Regret Bounds and Reinforcement Learning Exploration of EXP-based Algorithms

We study the challenging exploration incentive problem in both bandit and reinforcement learning, where the rewards are scale-free and potentially unbounded, driven by real-world scenarios and differing from existing work. Past works in reinforcement learning either assume costly interactions with an environment or propose algorithms finding potentially low quality local maxima. Motivated by EXP-type methods that integrate multiple agents (experts) for exploration in bandits with the assumption that rewards are bounded, we propose new algorithms, namely EXP4.P and EXP4-RL for exploration in the unbounded reward case, and demonstrate their effectiveness in these new settings.
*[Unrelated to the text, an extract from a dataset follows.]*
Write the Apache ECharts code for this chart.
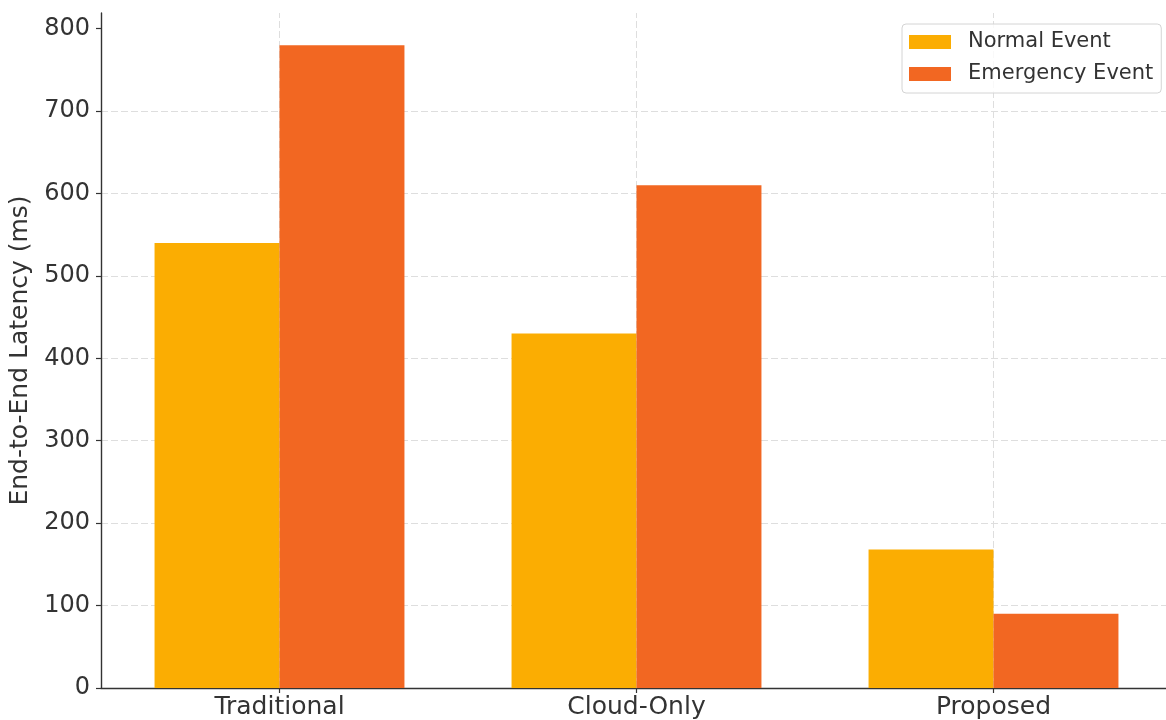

Unbounded rewards introduce challenges as the regret cannot be limited by the number of trials, and selecting suboptimal arms may lead to infinite regret. Specifically, we establish EXP4.P's regret upper bounds in both bounded and unbounded linear and stochastic contextual bandits. Surprisingly, we also find that by including one sufficiently competent expert, EXP4.P can achieve global optimality in the linear case. This unbounded reward result is also applicable to a revised version of EXP3.P in the Multi-armed Bandit scenario. In EXP4-RL, we extend EXP4.P from bandit scenarios to reinforcement learning to incentivize exploration by multiple agents, including one high-performing agent, for both efficiency and excellence. This algorithm has been tested on difficult-to-explore games and shows significant improvements in exploration compared to state-of-the-art.